WORK TO COMPLETE: In the lines below, output everything from the first line through the line containing "width=460pt, minimum height=295pt]" exactly as it is. Pictures are not part of the output.

☆ ☆ ☆ ☆ ☆ ☆ ☆

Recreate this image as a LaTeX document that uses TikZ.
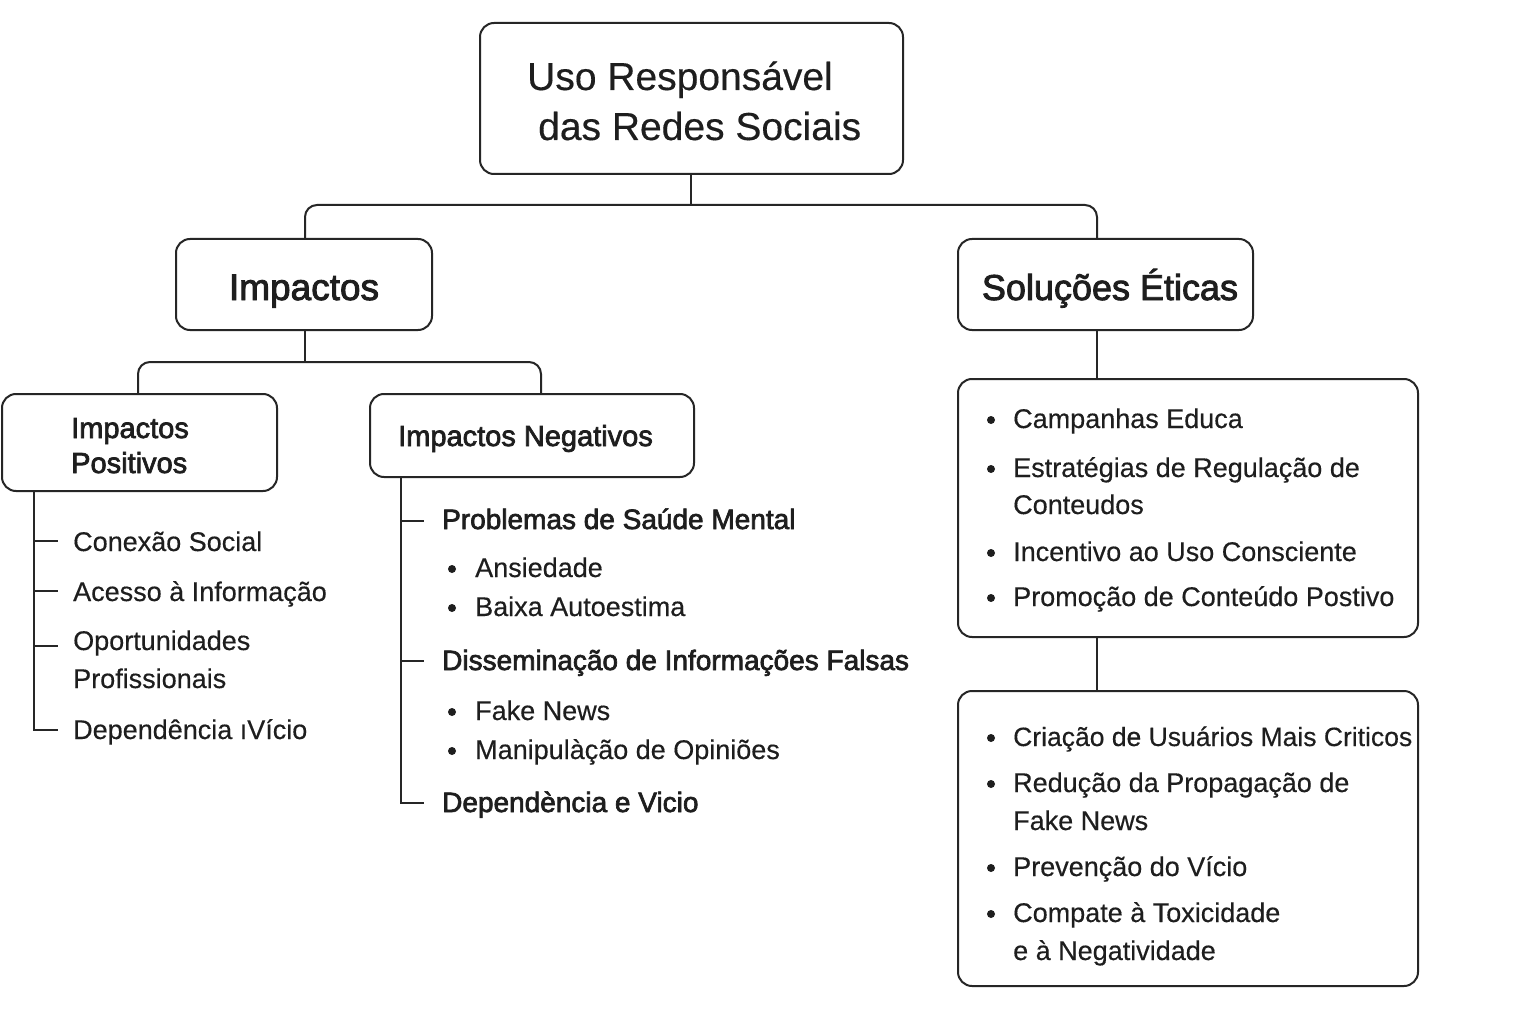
\documentclass[tikz,border=0pt]{standalone}
\usepackage{fontspec}
\setmainfont{Liberation Sans}[FakeBold=0.35]
\newfontface\medf{Liberation Sans}[FakeBold=2.4]
\usetikzlibrary{calc}
\definecolor{ink}{HTML}{1E1E1E}
\definecolor{lineink}{HTML}{262626}
\tikzset{
  box/.style={draw=lineink, line width=2pt, rounded corners=14pt, fill=white, inner sep=0pt},
  conn/.style={draw=lineink, line width=2pt},
  txt/.style={anchor=base west, inner sep=0pt, text=ink, font=\fontsize{27}{32}\selectfont},
  hd/.style={anchor=base west, inner sep=0pt, text=ink, font=\medf\fontsize{28}{32}\selectfont},
  dot/.style={circle, fill=ink, inner sep=0pt, minimum size=8pt},
}
\begin{document}
\begin{tikzpicture}[x=1pt,y=-1pt]
\useasboundingbox[fill=white] (0,0) rectangle (1536,1024);

% ---- boxes ----
\node[box, minimum width=423pt, minimum height=151pt] (root) at (691.5,98.5) {};
\node[box, minimum width=256pt, minimum height=91pt] (imp) at (304,284.5) {};
\node[box, minimum width=295pt, minimum height=91pt] (sol) at (1105.5,284.5) {};
\node[box, minimum width=275pt, minimum height=97pt] (pos) at (139.5,442.5) {};
\node[box, minimum width=324pt, minimum height=83pt] (neg) at (532,435.5) {};
\node[box, minimum width=460pt, minimum height=258pt] (s1) at (1188,508) {};
\node[box, minimum width=460pt, minimum height=295pt] (s2) at (1188,838.5) {};

% ---- box texts ----
\node[txt, font=\fontsize{39}{44}\selectfont] (rt1) at (527,90) {Uso Responsável};
\node[txt, font=\fontsize{39}{44}\selectfont] (rt2) at (538,140) {das Redes Sociais};
\node[anchor=base, inner sep=0pt, text=ink, font=\medf\fontsize{37}{40}\selectfont] (impt) at (304,300) {Impactos};
\node[anchor=base, inner sep=0pt, text=ink, font=\medf\fontsize{36}{40}\selectfont] (solt) at (1110,300) {Soluções Éticas};
\node[hd, font=\medf\fontsize{29}{32}\selectfont] (post1) at (71,438) {Impactos};
\node[hd, font=\medf\fontsize{29}{32}\selectfont] (post2) at (71,473) {Positivos};
\node[hd, font=\medf\fontsize{29}{32}\selectfont] (negt) at (398,446) {Impactos Negativos};

% ---- tree connectors ----
\coordinate (j1) at (691,205);
\coordinate (sx) at (1097,0);
\coordinate (j2) at (305,362);
\coordinate (nx) at (541,0);
\coordinate (px) at (138,0);
\draw[conn] (root.south -| j1) -- (j1);
\draw[conn, rounded corners=12pt] (imp.north -| j2) |- (j1) -| (sol.north -| sx);
\draw[conn] (imp.south -| j2) -- (j2);
\draw[conn, rounded corners=12pt] (pos.north -| px) |- (j2) -| (neg.north -| nx);
\draw[conn] (sol.south -| sx) -- (s1.north -| sx);
\draw[conn] (s1.south -| sx) -- (s2.north -| sx);

% ---- positive list ----
\node[txt] (p1) at (73,551) {Conexão Social};
\node[txt] (p2) at (73,601) {Acesso à Informação};
\node[txt] (p3) at (73,650) {Oportunidades};
\node[txt] (p3b) at (73,688) {Profissionais};
\node[txt] (p4) at (73,739) {Dependência ıVício};
\coordinate (pt) at (34,0);
\draw[conn] (pos.south -| pt) |- ($(p4.base west)+(-15,-9)$);
\draw[conn] ($(p1.base west)+(-39,-10)$) -- ++(24,0);
\draw[conn] ($(p2.base west)+(-39,-10)$) -- ++(24,0);
\draw[conn] ($(p3.base west)+(-39,-4)$) -- ++(24,0);

% ---- negative list ----
\node[hd] (n1) at (442,529) {Problemas de Saúde Mental};
\node[txt] (n1a) at (475,577) {Ansiedade};
\node[txt] (n1b) at (475,616) {Baixa Autoestima};
\node[hd] (n2) at (442,670) {Disseminação de Informações Falsas};
\node[txt] (n2a) at (475,720) {Fake News};
\node[txt] (n2b) at (475,759) {Manipulàção de Opiniões};
\node[hd] (n3) at (442,812) {Dependència e Vicio};
\coordinate (nt) at (401,0);
\draw[conn] (neg.south -| nt) |- ($(n3.base west)+(-18,-9)$);
\draw[conn] ($(n1.base west)+(-41,-8)$) -- ++(23,0);
\draw[conn] ($(n2.base west)+(-41,-9)$) -- ++(23,0);
\node[dot] (d1) at (452,569) {};
\node[dot] (d2) at (452,608) {};
\node[dot] (d3) at (452,712) {};
\node[dot] (d4) at (452,751) {};

% ---- solutions box 1 ----
\node[txt] (a1) at (1013,428) {Campanhas Educa};
\node[txt] (a2) at (1013,477) {Estratégias de Regulação de};
\node[txt] (a2b) at (1013,514) {Conteudos};
\node[txt] (a3) at (1013,561) {Incentivo ao Uso Consciente};
\node[txt] (a4) at (1013,606) {Promoção de Conteúdo Postivo};
\node[dot] (e1) at (991,420) {};
\node[dot] (e2) at (991,469) {};
\node[dot] (e3) at (991,553) {};
\node[dot] (e4) at (991,598) {};

% ---- solutions box 2 ----
\node[txt, font=\fontsize{26.5}{32}\selectfont] (c1) at (1013,746) {Criação de Usuários Mais Criticos};
\node[txt] (c2) at (1013,792) {Redução da Propagação de};
\node[txt] (c2b) at (1013,830) {Fake News};
\node[txt] (c3) at (1013,876) {Prevenção do Vício};
\node[txt] (c4) at (1013,922) {Compate à Toxicidade};
\node[txt] (c4b) at (1013,960) {e à Negatividade};
\node[dot] (f1) at (991,738) {};
\node[dot] (f2) at (991,784) {};
\node[dot] (f3) at (991,868) {};
\node[dot] (f4) at (991,914) {};
\end{tikzpicture}
\end{document}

☆ ☆ ☆ ☆ ☆ ☆ ☆

THE RESPONSE:
Recreate this image as a LaTeX document that uses TikZ.
\documentclass[tikz,border=0pt]{standalone}
\usepackage{fontspec}
\setmainfont{Liberation Sans}[FakeBold=0.35]
\newfontface\medf{Liberation Sans}[FakeBold=2.4]
\usetikzlibrary{calc}
\definecolor{ink}{HTML}{1E1E1E}
\definecolor{lineink}{HTML}{262626}
\tikzset{
  box/.style={draw=lineink, line width=2pt, rounded corners=14pt, fill=white, inner sep=0pt},
  conn/.style={draw=lineink, line width=2pt},
  txt/.style={anchor=base west, inner sep=0pt, text=ink, font=\fontsize{27}{32}\selectfont},
  hd/.style={anchor=base west, inner sep=0pt, text=ink, font=\medf\fontsize{28}{32}\selectfont},
  dot/.style={circle, fill=ink, inner sep=0pt, minimum size=8pt},
}
\begin{document}
\begin{tikzpicture}[x=1pt,y=-1pt]
\useasboundingbox[fill=white] (0,0) rectangle (1536,1024);

% ---- boxes ----
\node[box, minimum width=423pt, minimum height=151pt] (root) at (691.5,98.5) {};
\node[box, minimum width=256pt, minimum height=91pt] (imp) at (304,284.5) {};
\node[box, minimum width=295pt, minimum height=91pt] (sol) at (1105.5,284.5) {};
\node[box, minimum width=275pt, minimum height=97pt] (pos) at (139.5,442.5) {};
\node[box, minimum width=324pt, minimum height=83pt] (neg) at (532,435.5) {};
\node[box, minimum width=460pt, minimum height=258pt] (s1) at (1188,508) {};
\node[box, minimum width=460pt, minimum height=295pt] (s2) at (1188,838.5) {};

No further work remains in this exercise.